* What needs to be done: Give back exactly the lines from the start of the listing to the line containing "d3.scaleLinear().domain([-800, 300]).range([L.bottom, L.top]);", inclusive, and nothing beyond them.
[start Supplied material]
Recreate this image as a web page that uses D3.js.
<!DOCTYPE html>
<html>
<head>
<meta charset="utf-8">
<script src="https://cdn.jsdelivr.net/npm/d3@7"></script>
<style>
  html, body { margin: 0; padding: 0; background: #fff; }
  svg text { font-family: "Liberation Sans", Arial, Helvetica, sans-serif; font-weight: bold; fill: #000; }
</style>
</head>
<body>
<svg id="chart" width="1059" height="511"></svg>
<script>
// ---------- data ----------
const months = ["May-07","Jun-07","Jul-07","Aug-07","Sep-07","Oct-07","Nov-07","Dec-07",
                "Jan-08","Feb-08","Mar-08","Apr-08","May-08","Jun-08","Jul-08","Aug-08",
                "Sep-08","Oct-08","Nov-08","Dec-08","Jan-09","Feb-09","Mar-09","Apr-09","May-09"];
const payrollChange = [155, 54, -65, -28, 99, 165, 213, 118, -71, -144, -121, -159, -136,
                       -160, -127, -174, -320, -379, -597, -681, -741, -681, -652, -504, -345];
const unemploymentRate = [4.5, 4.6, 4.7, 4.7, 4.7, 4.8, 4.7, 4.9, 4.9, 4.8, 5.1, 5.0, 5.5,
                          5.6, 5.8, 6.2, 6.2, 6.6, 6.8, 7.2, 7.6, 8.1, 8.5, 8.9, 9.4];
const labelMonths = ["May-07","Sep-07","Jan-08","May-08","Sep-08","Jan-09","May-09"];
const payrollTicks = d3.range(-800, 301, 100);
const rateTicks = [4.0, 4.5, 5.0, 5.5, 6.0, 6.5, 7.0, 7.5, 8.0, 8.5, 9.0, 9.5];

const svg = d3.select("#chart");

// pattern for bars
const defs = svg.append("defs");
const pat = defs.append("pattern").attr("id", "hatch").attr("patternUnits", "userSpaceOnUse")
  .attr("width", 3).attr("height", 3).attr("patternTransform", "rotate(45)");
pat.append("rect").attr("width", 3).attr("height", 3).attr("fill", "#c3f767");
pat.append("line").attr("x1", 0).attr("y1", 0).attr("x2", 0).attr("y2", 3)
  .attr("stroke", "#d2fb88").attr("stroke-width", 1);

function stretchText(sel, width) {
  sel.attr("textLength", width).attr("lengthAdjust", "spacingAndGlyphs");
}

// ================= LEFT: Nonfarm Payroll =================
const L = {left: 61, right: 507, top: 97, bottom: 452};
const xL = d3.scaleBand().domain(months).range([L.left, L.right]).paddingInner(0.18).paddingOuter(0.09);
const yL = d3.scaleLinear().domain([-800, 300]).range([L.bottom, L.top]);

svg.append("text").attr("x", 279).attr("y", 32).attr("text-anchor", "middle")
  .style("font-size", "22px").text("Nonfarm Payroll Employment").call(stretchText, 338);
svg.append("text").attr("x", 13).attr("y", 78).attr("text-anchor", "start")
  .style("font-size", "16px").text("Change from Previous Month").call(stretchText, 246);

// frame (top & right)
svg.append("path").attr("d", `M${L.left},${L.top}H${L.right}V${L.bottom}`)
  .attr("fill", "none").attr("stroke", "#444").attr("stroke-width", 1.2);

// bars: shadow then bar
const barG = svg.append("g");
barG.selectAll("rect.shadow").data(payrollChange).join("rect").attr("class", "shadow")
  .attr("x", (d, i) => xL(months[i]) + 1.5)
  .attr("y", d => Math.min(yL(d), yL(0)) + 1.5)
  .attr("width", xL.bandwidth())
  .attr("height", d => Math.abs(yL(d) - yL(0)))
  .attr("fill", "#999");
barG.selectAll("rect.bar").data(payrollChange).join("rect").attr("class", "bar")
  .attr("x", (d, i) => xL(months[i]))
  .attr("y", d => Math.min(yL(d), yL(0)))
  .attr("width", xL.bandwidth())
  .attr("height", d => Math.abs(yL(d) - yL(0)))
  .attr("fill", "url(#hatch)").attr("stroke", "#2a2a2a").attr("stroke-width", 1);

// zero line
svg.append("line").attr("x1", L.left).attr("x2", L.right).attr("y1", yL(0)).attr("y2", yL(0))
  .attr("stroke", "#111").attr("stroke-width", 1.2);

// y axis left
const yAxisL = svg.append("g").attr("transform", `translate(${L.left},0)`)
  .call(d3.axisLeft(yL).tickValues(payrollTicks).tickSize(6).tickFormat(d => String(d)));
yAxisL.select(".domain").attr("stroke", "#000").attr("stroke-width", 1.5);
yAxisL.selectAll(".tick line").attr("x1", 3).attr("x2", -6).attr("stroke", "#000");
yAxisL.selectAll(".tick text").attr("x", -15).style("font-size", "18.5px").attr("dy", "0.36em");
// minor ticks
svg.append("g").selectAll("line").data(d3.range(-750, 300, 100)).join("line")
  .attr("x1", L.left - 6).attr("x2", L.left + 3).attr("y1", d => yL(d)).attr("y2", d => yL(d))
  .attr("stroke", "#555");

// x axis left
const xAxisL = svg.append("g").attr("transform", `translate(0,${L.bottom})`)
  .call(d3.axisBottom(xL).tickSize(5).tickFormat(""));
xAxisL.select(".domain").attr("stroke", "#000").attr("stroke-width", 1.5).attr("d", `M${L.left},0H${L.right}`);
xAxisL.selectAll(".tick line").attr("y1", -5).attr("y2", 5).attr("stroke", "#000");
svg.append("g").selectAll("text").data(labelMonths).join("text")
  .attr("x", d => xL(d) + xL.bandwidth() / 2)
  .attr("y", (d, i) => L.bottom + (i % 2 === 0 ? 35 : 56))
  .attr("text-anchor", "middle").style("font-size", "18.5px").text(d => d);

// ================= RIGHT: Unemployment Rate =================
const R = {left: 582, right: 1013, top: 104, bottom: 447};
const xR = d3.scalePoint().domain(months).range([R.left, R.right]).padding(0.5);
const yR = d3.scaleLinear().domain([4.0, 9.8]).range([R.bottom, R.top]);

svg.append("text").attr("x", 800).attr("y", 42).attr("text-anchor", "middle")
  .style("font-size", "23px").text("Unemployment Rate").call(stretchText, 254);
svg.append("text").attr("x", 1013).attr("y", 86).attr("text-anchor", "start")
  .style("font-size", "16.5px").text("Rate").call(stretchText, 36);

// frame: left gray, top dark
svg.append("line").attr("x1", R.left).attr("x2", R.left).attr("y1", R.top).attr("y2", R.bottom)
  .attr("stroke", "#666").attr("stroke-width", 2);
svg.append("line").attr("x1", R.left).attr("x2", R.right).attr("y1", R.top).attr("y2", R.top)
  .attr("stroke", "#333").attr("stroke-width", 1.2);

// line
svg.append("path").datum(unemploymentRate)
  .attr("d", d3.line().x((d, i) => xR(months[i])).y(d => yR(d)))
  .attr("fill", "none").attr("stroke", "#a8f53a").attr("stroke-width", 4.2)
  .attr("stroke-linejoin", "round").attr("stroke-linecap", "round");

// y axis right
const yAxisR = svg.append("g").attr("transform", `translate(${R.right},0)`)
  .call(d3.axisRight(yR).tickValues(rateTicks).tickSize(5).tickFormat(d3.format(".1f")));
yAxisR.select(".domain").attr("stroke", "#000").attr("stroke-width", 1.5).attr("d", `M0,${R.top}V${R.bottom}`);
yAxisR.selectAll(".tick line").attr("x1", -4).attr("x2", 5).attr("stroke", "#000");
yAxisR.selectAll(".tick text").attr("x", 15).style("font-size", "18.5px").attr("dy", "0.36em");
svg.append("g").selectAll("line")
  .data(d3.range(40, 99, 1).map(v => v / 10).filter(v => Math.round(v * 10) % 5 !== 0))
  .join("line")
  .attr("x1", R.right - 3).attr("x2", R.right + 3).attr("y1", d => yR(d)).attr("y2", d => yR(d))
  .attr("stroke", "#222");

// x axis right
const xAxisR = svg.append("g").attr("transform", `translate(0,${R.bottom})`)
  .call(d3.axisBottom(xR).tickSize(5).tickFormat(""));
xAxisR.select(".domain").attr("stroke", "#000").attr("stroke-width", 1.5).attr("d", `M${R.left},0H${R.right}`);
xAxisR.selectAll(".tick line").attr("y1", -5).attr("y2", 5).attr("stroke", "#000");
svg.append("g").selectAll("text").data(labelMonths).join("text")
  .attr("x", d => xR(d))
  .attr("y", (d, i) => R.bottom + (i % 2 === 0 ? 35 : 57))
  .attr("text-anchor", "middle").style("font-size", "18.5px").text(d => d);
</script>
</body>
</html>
[end Supplied material]
* Written reply:
Recreate this image as a web page that uses D3.js.
<!DOCTYPE html>
<html>
<head>
<meta charset="utf-8">
<script src="https://cdn.jsdelivr.net/npm/d3@7"></script>
<style>
  html, body { margin: 0; padding: 0; background: #fff; }
  svg text { font-family: "Liberation Sans", Arial, Helvetica, sans-serif; font-weight: bold; fill: #000; }
</style>
</head>
<body>
<svg id="chart" width="1059" height="511"></svg>
<script>
// ---------- data ----------
const months = ["May-07","Jun-07","Jul-07","Aug-07","Sep-07","Oct-07","Nov-07","Dec-07",
                "Jan-08","Feb-08","Mar-08","Apr-08","May-08","Jun-08","Jul-08","Aug-08",
                "Sep-08","Oct-08","Nov-08","Dec-08","Jan-09","Feb-09","Mar-09","Apr-09","May-09"];
const payrollChange = [155, 54, -65, -28, 99, 165, 213, 118, -71, -144, -121, -159, -136,
                       -160, -127, -174, -320, -379, -597, -681, -741, -681, -652, -504, -345];
const unemploymentRate = [4.5, 4.6, 4.7, 4.7, 4.7, 4.8, 4.7, 4.9, 4.9, 4.8, 5.1, 5.0, 5.5,
                          5.6, 5.8, 6.2, 6.2, 6.6, 6.8, 7.2, 7.6, 8.1, 8.5, 8.9, 9.4];
const labelMonths = ["May-07","Sep-07","Jan-08","May-08","Sep-08","Jan-09","May-09"];
const payrollTicks = d3.range(-800, 301, 100);
const rateTicks = [4.0, 4.5, 5.0, 5.5, 6.0, 6.5, 7.0, 7.5, 8.0, 8.5, 9.0, 9.5];

const svg = d3.select("#chart");

// pattern for bars
const defs = svg.append("defs");
const pat = defs.append("pattern").attr("id", "hatch").attr("patternUnits", "userSpaceOnUse")
  .attr("width", 3).attr("height", 3).attr("patternTransform", "rotate(45)");
pat.append("rect").attr("width", 3).attr("height", 3).attr("fill", "#c3f767");
pat.append("line").attr("x1", 0).attr("y1", 0).attr("x2", 0).attr("y2", 3)
  .attr("stroke", "#d2fb88").attr("stroke-width", 1);

function stretchText(sel, width) {
  sel.attr("textLength", width).attr("lengthAdjust", "spacingAndGlyphs");
}

// ================= LEFT: Nonfarm Payroll =================
const L = {left: 61, right: 507, top: 97, bottom: 452};
const xL = d3.scaleBand().domain(months).range([L.left, L.right]).paddingInner(0.18).paddingOuter(0.09);
const yL = d3.scaleLinear().domain([-800, 300]).range([L.bottom, L.top]);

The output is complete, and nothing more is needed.